I always have to ask, what’s obsessing you now?
The Holocaust! It doesn't have a title yet but it's about a young woman, Sage Singer, who befriends an old man who's particularly beloved in her community. Josef Weber is everyone favorite retired teacher and Little League coach and they strike up a friendship at the baker where Sage works. One day he asks Sage for a favor: to kill him. Shocked, Sage refuses…and then he confesses his darkest secret - he deserves to die, because he was a Nazi SS guard. Complicating the matter? Sage's grandmother is a Holocaust survivor. What do you do when evil lives next door? Can someone who's committed a truly heinous act ever atone for it with subsequent good behavior? Should you offer forgiveness to someone if you aren't the party who was wronged? And most of all - if Sage even considers his request - is it murder, or justice?
And what question didn’t I ask that I should have?

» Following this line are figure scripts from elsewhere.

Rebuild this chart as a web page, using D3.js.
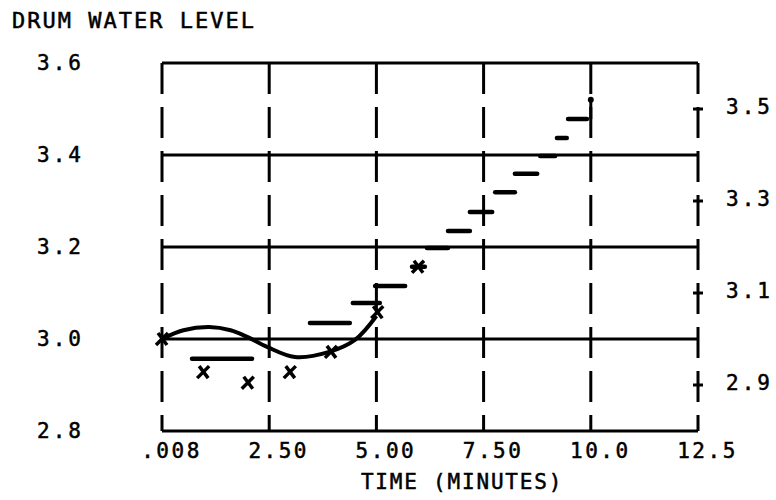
<!DOCTYPE html>
<html>
<head>
<meta charset="utf-8">
<script src="https://cdn.jsdelivr.net/npm/d3@7"></script>
<style>
  body { margin: 0; background: #fff; }
  text { font-family: "DejaVu Sans Mono", monospace; fill: #000; stroke: #000; stroke-width: 0.5px; }
</style>
</head>
<body>
<script>
// tick values and labels
var xTicks = [0, 2.5, 5, 7.5, 10, 12.5];
var xTickLabels = [".008", "2.50", "5.00", "7.50", "10.0", "12.5"];
var yTicksLeft = [2.8, 3.0, 3.2, 3.4, 3.6];
var yTickLabelsLeft = ["2.8", "3.0", "3.2", "3.4", "3.6"];
var yTicksRight = [2.9, 3.1, 3.3, 3.5];
var yTickLabelsRight = ["2.9", "3.1", "3.3", "3.5"];
var gridLevels = [3.0, 3.2, 3.4];

// smooth response curve
var curveTime  = [0, 0.5, 1.1, 1.6, 2.0, 2.45, 3.1, 3.9, 4.5, 5.0];
var curveLevel = [3.0, 3.019, 3.026, 3.019, 3.004, 2.983, 2.961, 2.972, 2.998, 3.05];

// step dashes
var stepStart = [0.70, 3.45, 4.45, 4.97, 5.83, 6.18, 6.67, 7.18, 7.77, 8.23, 8.82, 9.21, 9.47];
var stepEnd   = [2.10, 4.38, 5.08, 5.67, 6.13, 6.67, 7.18, 7.70, 8.23, 8.75, 9.17, 9.44, 9.91];
var stepLevel = [2.957, 3.035, 3.078, 3.115, 3.157, 3.198, 3.235, 3.276, 3.319, 3.359, 3.398, 3.437, 3.478];

// final rise at t = 10
var riseTime = 10.0;
var riseLevels = [3.478, 3.52];

// x markers
var markTime  = [0, 0.96, 2.0, 2.98, 3.94, 5.02, 5.97];
var markLevel = [3.0, 2.928, 2.905, 2.928, 2.972, 3.058, 3.157];

var svg = d3.select("body").append("svg")
    .attr("width", 776)
    .attr("height", 500);

var x = d3.scaleLinear().domain([0, 12.5]).range([162, 698]);
var y = d3.scaleLinear().domain([2.8, 3.6]).range([431, 63]);

svg.append("text")
    .attr("x", 12)
    .attr("y", 28)
    .style("font-size", "22px")
    .style("letter-spacing", "2px")
    .text("DRUM WATER LEVEL");

// vertical dashed grid
svg.selectAll(".vgrid")
    .data(xTicks)
    .enter()
    .append("line")
    .attr("x1", function(d) { return x(d); })
    .attr("x2", function(d) { return x(d); })
    .attr("y1", y(3.6))
    .attr("y2", y(2.8))
    .attr("stroke", "#000")
    .attr("stroke-width", 3)
    .attr("stroke-dasharray", "31,13");

// horizontal solid lines
svg.selectAll(".hgrid")
    .data(gridLevels.concat([2.8, 3.6]))
    .enter()
    .append("line")
    .attr("x1", x(0))
    .attr("x2", x(12.5))
    .attr("y1", function(d) { return y(d); })
    .attr("y2", function(d) { return y(d); })
    .attr("stroke", "#000")
    .attr("stroke-width", 3);

// left axis labels
var left = svg.append("g")
    .attr("transform", "translate(" + x(0) + ",0)")
    .call(d3.axisLeft(y).tickValues(yTicksLeft).tickSize(0).tickPadding(78)
        .tickFormat(function(d, i) { return yTickLabelsLeft[i]; }));
left.select(".domain").remove();
left.selectAll("text")
    .style("font-size", "21px")
    .style("letter-spacing", "3px")
    .attr("font-family", null);

// right axis ticks and labels
svg.selectAll(".rtick")
    .data(yTicksRight)
    .enter()
    .append("line")
    .attr("x1", x(12.5) - 5)
    .attr("x2", x(12.5) + 5)
    .attr("y1", function(d) { return y(d); })
    .attr("y2", function(d) { return y(d); })
    .attr("stroke", "#000")
    .attr("stroke-width", 3);
svg.selectAll(".rlabel")
    .data(yTicksRight)
    .enter()
    .append("text")
    .attr("x", 726)
    .attr("y", function(d) { return y(d) - 2; })
    .attr("dy", "0.35em")
    .style("font-size", "21px")
    .style("letter-spacing", "3px")
    .text(function(d, i) { return yTickLabelsRight[i]; });

// bottom axis labels
var bottom = svg.append("g")
    .attr("transform", "translate(9," + y(2.8) + ")")
    .call(d3.axisBottom(x).tickValues(xTicks).tickSize(0).tickPadding(12)
        .tickFormat(function(d, i) { return xTickLabels[i]; }));
bottom.select(".domain").remove();
bottom.selectAll("text")
    .style("font-size", "21px")
    .style("letter-spacing", "2.5px")
    .attr("font-family", null);

svg.append("text")
    .attr("x", 462)
    .attr("y", 489)
    .attr("text-anchor", "middle")
    .style("font-size", "21px")
    .style("letter-spacing", "1.8px")
    .text("TIME (MINUTES)");

// curve
svg.append("path")
    .datum(curveTime)
    .attr("fill", "none")
    .attr("stroke", "#000")
    .attr("stroke-width", 4)
    .attr("d", d3.line()
        .curve(d3.curveCatmullRom)
        .x(function(d) { return x(d); })
        .y(function(d, i) { return y(curveLevel[i]); }));

// step dashes
svg.selectAll(".step")
    .data(stepLevel)
    .enter()
    .append("line")
    .attr("x1", function(d, i) { return x(stepStart[i]); })
    .attr("x2", function(d, i) { return x(stepEnd[i]); })
    .attr("y1", function(d) { return y(d); })
    .attr("y2", function(d) { return y(d); })
    .attr("stroke", "#000")
    .attr("stroke-width", 4.5)
    .attr("stroke-linecap", "round");

svg.append("line")
    .attr("x1", x(riseTime))
    .attr("x2", x(riseTime))
    .attr("y1", y(riseLevels[0]))
    .attr("y2", y(riseLevels[1]))
    .attr("stroke", "#000")
    .attr("stroke-width", 3);
svg.append("circle")
    .attr("cx", x(riseTime))
    .attr("cy", y(riseLevels[1]))
    .attr("r", 3);

// x markers
svg.selectAll(".mark")
    .data(markTime)
    .enter()
    .append("path")
    .attr("transform", function(d, i) { return "translate(" + x(d) + "," + y(markLevel[i]) + ")"; })
    .attr("d", "M-4,-6L5,6M6,-6L-6,6")
    .attr("fill", "none")
    .attr("stroke", "#000")
    .attr("stroke-width", 3.5);
</script>
</body>
</html>
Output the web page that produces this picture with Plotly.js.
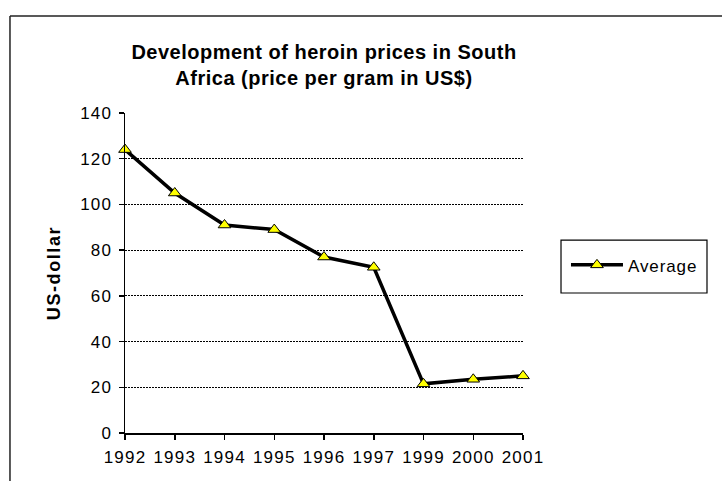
<!DOCTYPE html>
<html>
<head>
<meta charset="utf-8">
<script src="https://cdn.plot.ly/plotly-3.0.1.min.js"></script>
<style>
  html, body { margin: 0; padding: 0; background: #fff; }
  #chart { width: 722px; height: 481px; }
  .gtitle { letter-spacing: 0.5px; }
  .xtick text, .ytick text { letter-spacing: 1.2px; }
  .ytitle { letter-spacing: 1.6px; }
  .legendtext { letter-spacing: 0.9px; }
</style>
</head>
<body>
<div id="chart"></div>
<script>
// Data
const years = ['1992', '1993', '1994', '1995', '1996', '1997', '1999', '2000', '2001'];
const average = [124, 105, 91, 89, 77, 72.5, 21.5, 23.5, 25];
const seriesName = 'Average';
const yTicks = [0, 20, 40, 60, 80, 100, 120, 140];

const FONT = 'Liberation Sans, Arial, sans-serif';

const trace = {
  type: 'scatter',
  mode: 'lines+markers',
  x: years,
  y: average,
  name: seriesName,
  cliponaxis: false,
  line: { color: '#000000', width: 3.5 },
  marker: { symbol: 'triangle-up', size: 11, color: '#FFFF00', line: { color: '#000000', width: 1 } }
};

const layout = {
  width: 722,
  height: 481,
  margin: { l: 125, r: 199, t: 113, b: 48 },
  paper_bgcolor: '#ffffff',
  plot_bgcolor: '#ffffff',
  font: { family: FONT, color: '#000000', size: 17 },
  title: {
    text: 'Development of heroin prices in South<br>Africa (price per gram in US$)',
    font: { family: FONT, size: 20, weight: 'bold', color: '#000000' },
    xref: 'paper', x: 0.5, xanchor: 'center',
    yref: 'container', y: 0.878, yanchor: 'middle'
  },
  xaxis: {
    type: 'category',
    range: [0, years.length - 1],
    showgrid: false,
    showline: true, linecolor: '#000000', linewidth: 1.5,
    ticks: 'outside', ticklen: 5, tickcolor: '#000000', tickwidth: 1.5,
    ticklabelstandoff: 3,
    tickfont: { family: FONT, size: 17, color: '#000000' },
    zeroline: false,
    fixedrange: true
  },
  yaxis: {
    range: [0, 140],
    tickvals: yTicks,
    showgrid: true, gridcolor: '#000000', gridwidth: 1, griddash: '2px,1px',
    showline: true, linecolor: '#000000', linewidth: 1.5,
    ticks: 'outside', ticklen: 5, tickcolor: '#000000', tickwidth: 1.5,
    ticklabelstandoff: 3,
    tickfont: { family: FONT, size: 17, color: '#000000' },
    zeroline: false,
    title: { text: 'US-dollar', font: { family: FONT, size: 18, weight: 'bold', color: '#000000' }, standoff: 15 },
    fixedrange: true
  },
  showlegend: true,
  legend: {
    x: 1.108, xanchor: 'left',
    y: 0.524, yanchor: 'middle',
    itemwidth: 52,
    bgcolor: 'rgba(0,0,0,0)',
    borderwidth: 0,
    font: { family: FONT, size: 17, color: '#000000' }
  },
  shapes: [
    // legend box
    { type: 'rect', xref: 'paper', yref: 'paper', x0: 1.0955, x1: 1.4623, y0: 0.4375, y1: 0.603,
      line: { color: '#000000', width: 1.2 }, fillcolor: 'rgba(0,0,0,0)' },
    // outer chart frame (left and top edges visible)
    { type: 'line', xref: 'paper', yref: 'paper', x0: -0.289, x1: -0.289, y0: -0.3, y1: 1.303,
      line: { color: '#222222', width: 1.5 } },
    { type: 'line', xref: 'paper', yref: 'paper', x0: -0.289, x1: 1.6, y0: 1.303, y1: 1.303,
      line: { color: '#222222', width: 1.5 } }
  ]
};

Plotly.newPlot('chart', [trace], layout, { displayModeBar: false, staticPlot: true });
</script>
</body>
</html>
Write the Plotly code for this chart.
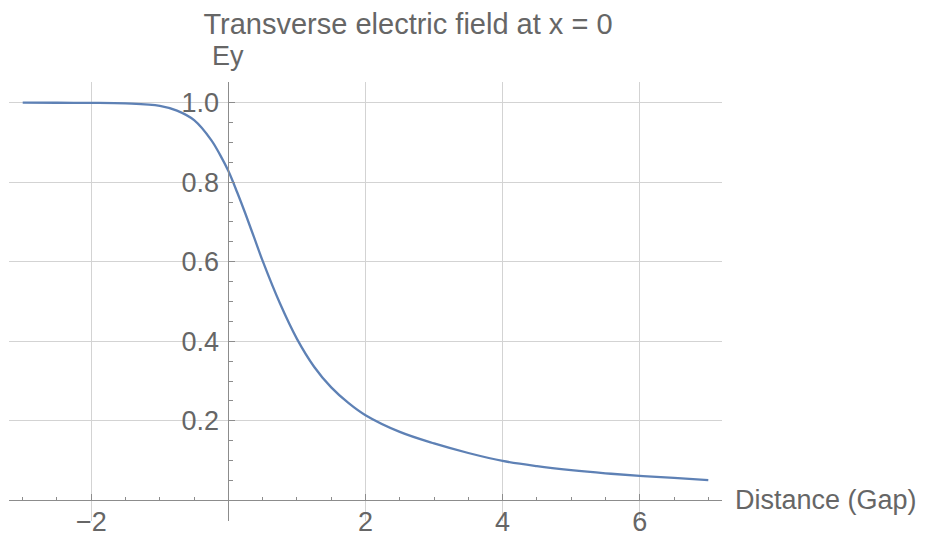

What ELSE is obsessing you now?
Well, for the first time this year, I have TWO books coming out. Lone Wolf in February…and then on June 26, a YA novel I co-wrote with my daughter Sammy. It was her idea, and frankly, she's got a better imagination than I ever did at her age. It's called Between the Lines, and it's about what happens when happily ever after…isn't. Delilah, a loner hates school as much as she loves books—one book in particular. In fact if anyone knew how many times she has read and reread the sweet little fairy tale she found in the library, especially her cooler than cool classmates, she’d be sent to social Siberia . . . forever.To Delilah, though, this fairy tale is more than just words on the page. Sure, there’s a handsome (well, okay, incredibly handsome) prince, and a castle, and an evil villain, but it feels as if there’s something deeper going on. And one day, Delilah finds out there is. Turns out, this Prince Charming is not just a one-dimensional character in a book. He's real, and a certain fifteen-year-old loner has caught his eye. But they’re from two different worlds, and how can it ever possibly work?
It's an absolutely STUNNING book - with the coolest illustrations that remind of Arthur Rackham's work from the turn of the century and silhouettes that take my breath away -- in other words, it's a book you want to keep on your shelves and just look at because it's so pretty. But it's also sweet, and funny, and charming, and it was a delight to have the experience of writing it with my own daughter! I'm incredibly excited for its publication and we'll be on tour this summer to promote it!